Abstract

Construction is often considered a dangerous and labor-intensive industry, with safety and workforce shortages plaguing the industry globally. Owing to its flexibility, Worker-Robot Collaboration (WRC) could combine the strengths of humans and robots, alleviating human workers from dangerous and tedious tasks and boosting productivity. WRC envisions robots assisting workers appropriately, which necessitates the ability to understand workers' intentions. However, challenges arise when robots recognize workers' intentions in construction. First, the highly unstructured and dynamic construction workplace prevents robots from capturing consistent long-term worker activities, which is detrimental to the information accumulation and disambiguation processes in intention recognition. Second, the long-horizon tasks with implicit steps make it difficult for robots to find a suitable granularity to capture workers' intentions. Considering these challenges, this study seeks to (1) explore whether it is feasible to recognize worker intentions with temporally incomplete observations and (2) investigate which granularity is best suited for recognizing worker intentions.
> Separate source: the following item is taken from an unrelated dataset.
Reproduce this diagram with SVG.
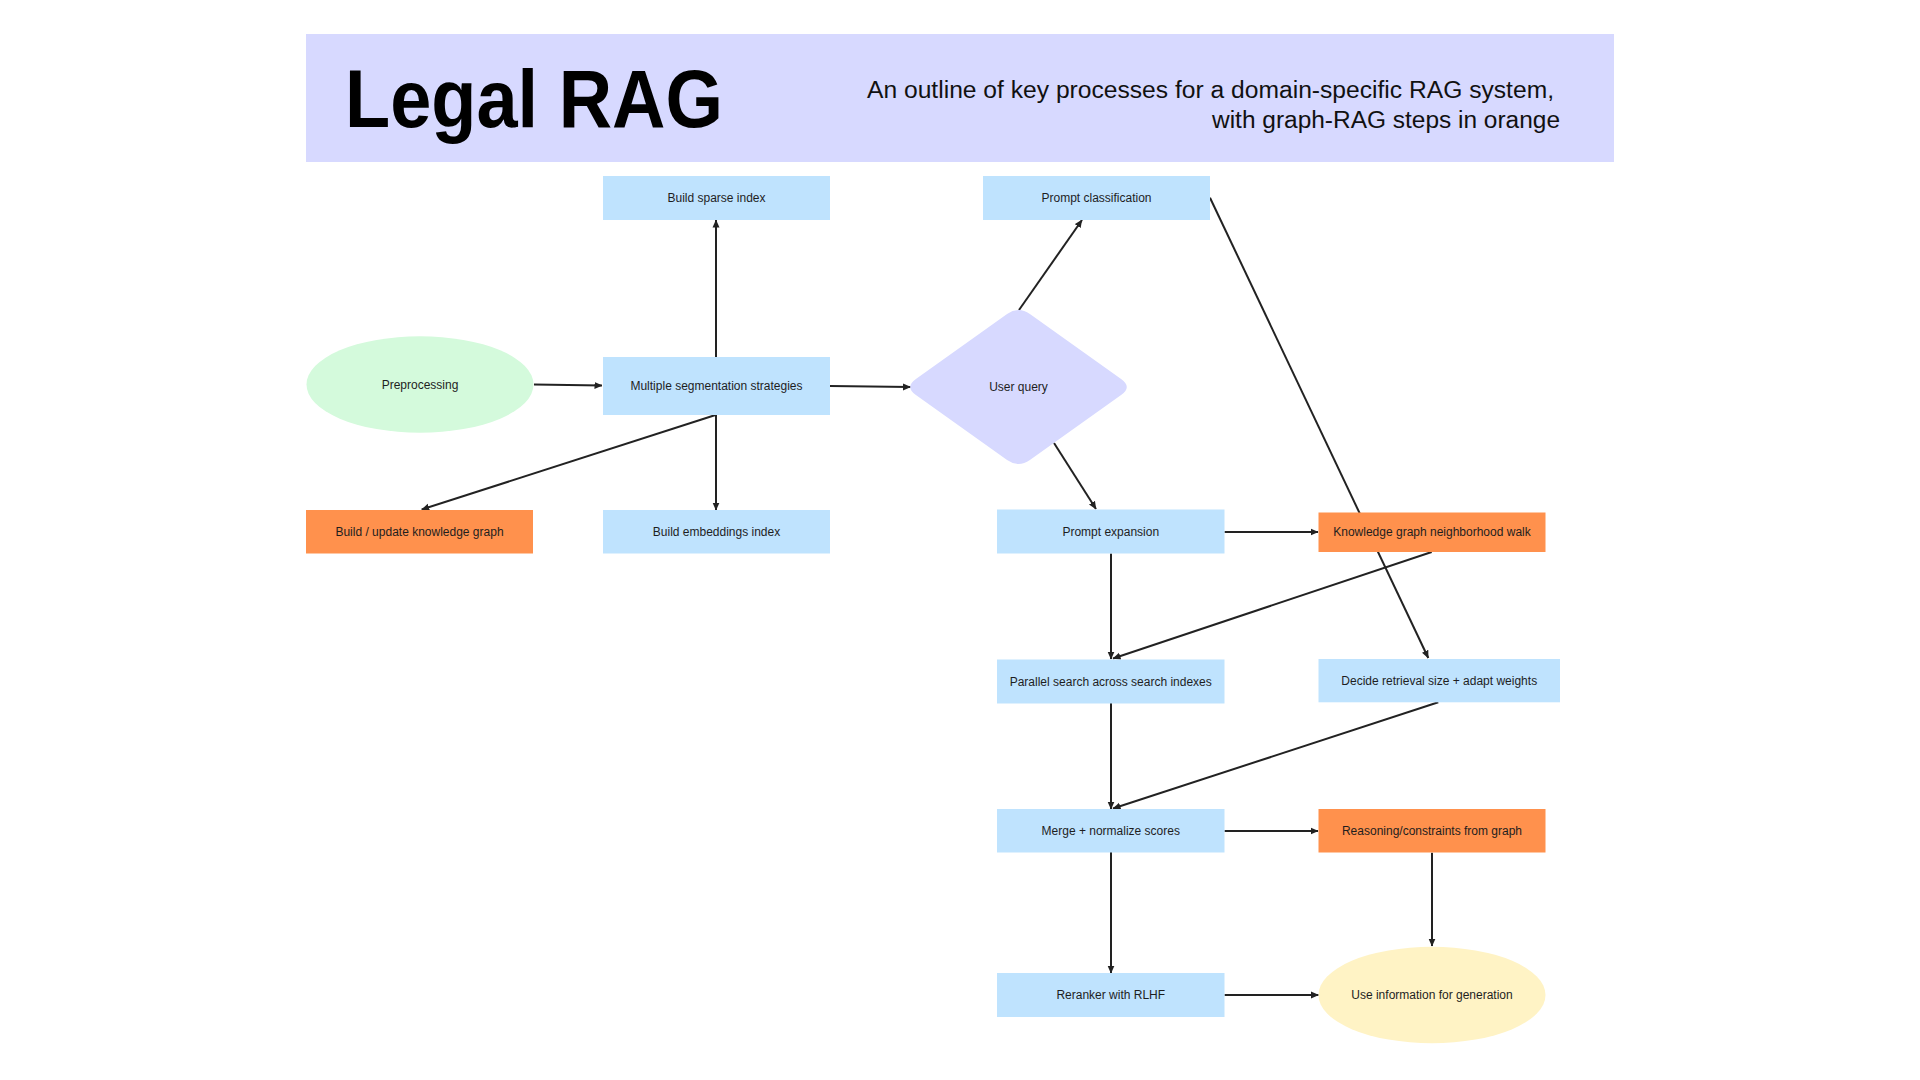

To tackle the first challenge, a data-and-knowledge fusion method is proposed, where the contextual information from visual data is combined with task knowledge to mitigate the information loss due to incomplete observations. To address the second challenge, the best-suited granularity is determined by comparing the recognition accuracy and intention modeling ability of different granularities after defining and recognizing multi-granular worker intentions using a hierarchical task structure and Multi-Task Learning (MTL), respectively. Results show that the proposed method can recognize multi-granular worker intentions with macro-F1 scores higher than 0.85, and that the intermediate activity is the best-suited granularity as it strikes a good balance between intention recognition accuracy and intention modeling capability. This study contributes to the existing body of knowledge by recognizing multi-granular worker intentions and determining the appropriate granularity under temporally incomplete observations. The findings will help facilitate seamless WRC in construction.